FalcoWeich commented 1 year ago

Since the problem occured as connected with the precision you should exploit this idea more. I do not have the time, but I guess that some combinations of different precisions in the covariates (maybe also mixed from TimeSeries objects?) could be interesting. Maybe a new model-parameter "dtype/data_precision" could be delivered which controls precision (for alle covariates and the input example accordingly - that'd be very useful (imho)!

madtoinou commented 1 year ago

As a way to automatically convert the timeseries passed to a model? I am not sure to understand what you mean by "combination of different precisions"?

In general the dtype of the model is picked based on the dtype of the ts used during training, did you move the mode from gpu to cpu or just using different datasets between training and inference time?

FalcoWeich commented 1 year ago

I am not quite sure now still, but as far as I remember we had float64 only data in our TimeSeries and trained our model as usual. Only the saving failed because some hook is stucked somewhere as the error message suggests.

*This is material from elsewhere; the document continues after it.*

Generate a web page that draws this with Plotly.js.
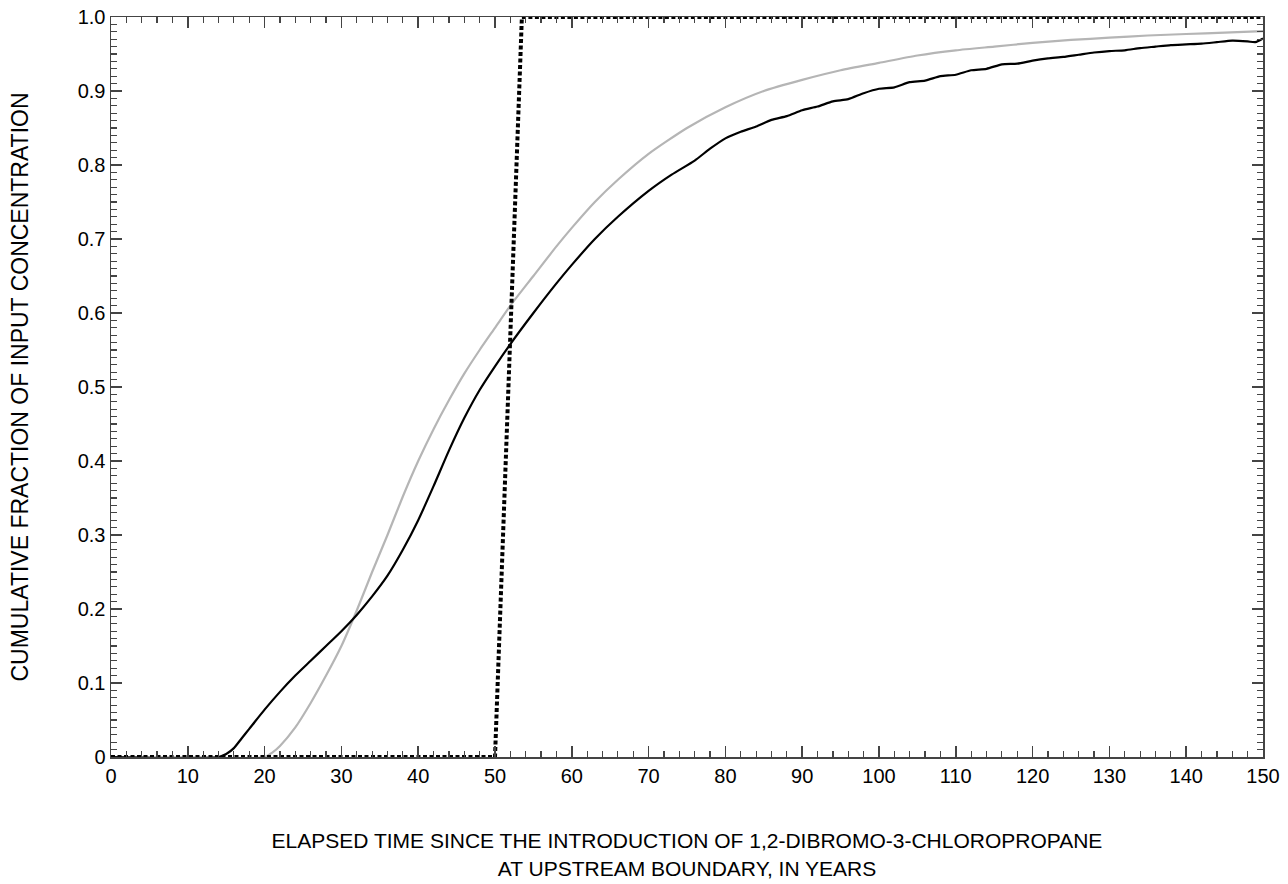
<!DOCTYPE html>
<html>
<head>
<meta charset="utf-8">
<script src="https://cdn.plot.ly/plotly-3.0.1.min.js"></script>
<style>html,body{margin:0;padding:0;background:#fff;}#chart{width:1288px;height:884px;}</style>
</head>
<body>
<div id="chart"></div>
<script>
// Black solid curve (simulated breakthrough)
const blackX = [0, 14, 15, 16, 17, 18, 20, 22, 24, 26, 28, 30, 32, 34, 36, 38, 40, 42, 44, 46, 48, 50, 52, 55, 58, 60, 63, 66, 70, 73, 76, 78, 80, 82, 84, 86, 88, 90, 92, 94, 96, 98, 100, 102, 104, 106, 108, 110, 112, 114, 116, 118, 120, 122, 124, 126, 128, 130, 132, 134, 136, 138, 140, 142, 144, 146, 148, 149, 150];
const blackY = [0, 0, 0.004, 0.012, 0.025, 0.038, 0.064, 0.088, 0.11, 0.13, 0.15, 0.17, 0.192, 0.217, 0.245, 0.28, 0.32, 0.366, 0.414, 0.458, 0.496, 0.528, 0.558, 0.60, 0.64, 0.665, 0.70, 0.73, 0.765, 0.787, 0.806, 0.822, 0.836, 0.845, 0.852, 0.861, 0.866, 0.874, 0.879, 0.886, 0.889, 0.897, 0.903, 0.905, 0.912, 0.914, 0.92, 0.922, 0.928, 0.93, 0.936, 0.937, 0.941, 0.944, 0.946, 0.949, 0.952, 0.954, 0.955, 0.958, 0.96, 0.962, 0.963, 0.964, 0.966, 0.968, 0.967, 0.966, 0.971];
// Gray solid curve
const grayX = [0, 20, 21, 22, 24, 26, 28, 30, 32, 34, 36, 38, 40, 42, 44, 46, 48, 50, 52, 55, 58, 60, 63, 66, 70, 75, 80, 85, 90, 95, 100, 105, 110, 115, 120, 125, 130, 135, 140, 145, 150];
const grayY = [0, 0, 0.006, 0.015, 0.04, 0.073, 0.11, 0.15, 0.198, 0.25, 0.30, 0.352, 0.40, 0.443, 0.482, 0.518, 0.55, 0.58, 0.61, 0.65, 0.69, 0.715, 0.75, 0.78, 0.815, 0.85, 0.878, 0.90, 0.915, 0.928, 0.938, 0.948, 0.955, 0.96, 0.965, 0.969, 0.972, 0.975, 0.977, 0.979, 0.981];
// Dotted piston-flow step
const pistonX = [0, 50, 53.5, 150];
const pistonY = [0, 0, 1, 1];
// Tick labels
const yTickVals = [0, 0.1, 0.2, 0.3, 0.4, 0.5, 0.6, 0.7, 0.8, 0.9, 1.0];
const yTickText = ["0", "0.1", "0.2", "0.3", "0.4", "0.5", "0.6", "0.7", "0.8", "0.9", "1.0"];
const xTickVals = [0, 10, 20, 30, 40, 50, 60, 70, 80, 90, 100, 110, 120, 130, 140, 150];
const xTickText = ["0", "10", "20", "30", "40", "50", "60", "70", "80", "90", "100", "110", "120", "130", "140", "150"];

const FONT = "Liberation Sans, Arial, Helvetica, sans-serif";
const traces = [
  {x: grayX, y: grayY, mode: "lines", line: {color: "#b5b5b5", width: 2.2, shape: "spline", smoothing: 0.6}, hoverinfo: "skip"},
  {x: blackX, y: blackY, mode: "lines", line: {color: "#000000", width: 2.2, shape: "spline", smoothing: 0.6}, hoverinfo: "skip"},
  {x: pistonX, y: pistonY, mode: "lines", line: {color: "#000000", width: 4, dash: "4px,2.5px"}, hoverinfo: "skip"}
];
const axisCommon = {
  showgrid: false, zeroline: false, showline: true, linecolor: "#444", linewidth: 1.5,
  mirror: "ticks", ticks: "inside", tickcolor: "#444", tickwidth: 1.5, ticklen: 11,
  tickfont: {family: FONT, size: 20, color: "#000"}, fixedrange: true
};
const layout = {
  width: 1288, height: 884,
  margin: {l: 111, r: 25, t: 17, b: 127},
  paper_bgcolor: "#fff", plot_bgcolor: "#fff",
  showlegend: false,
  xaxis: Object.assign({}, axisCommon, {
    range: [0, 150], tickmode: "array", tickvals: xTickVals, ticktext: xTickText,
    minor: {dtick: 2, ticks: "inside", ticklen: 6, tickcolor: "#444", tickwidth: 1.2},
    title: {text: "ELAPSED TIME SINCE THE INTRODUCTION OF 1,2-DIBROMO-3-CHLOROPROPANE<br>AT UPSTREAM BOUNDARY, IN YEARS", font: {family: FONT, size: 21, color: "#000"}, standoff: 48}
  }),
  yaxis: Object.assign({}, axisCommon, {
    range: [0, 1], tickmode: "array", tickvals: yTickVals, ticktext: yTickText,
    minor: {dtick: 0.01, ticks: "inside", ticklen: 6, tickcolor: "#444", tickwidth: 1.2},
    title: {text: "CUMULATIVE FRACTION OF INPUT CONCENTRATION", font: {family: FONT, size: 23, color: "#000"}, standoff: 42}
  })
};
Plotly.newPlot("chart", traces, layout, {staticPlot: true, displayModeBar: false});
</script>
</body>
</html>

My suggestion is to have a parameter which is delivered by initialization of the TFTModel (or other ForecastingModels) which sets the floating point precision and checks if every tensor internally as well as all covariates are on the same precision.

dennisbader commented 7 months ago

The dtype is fixed once the model was created/trained for the first time. Dtypes have to match before and after saving. The models will raise an error if not.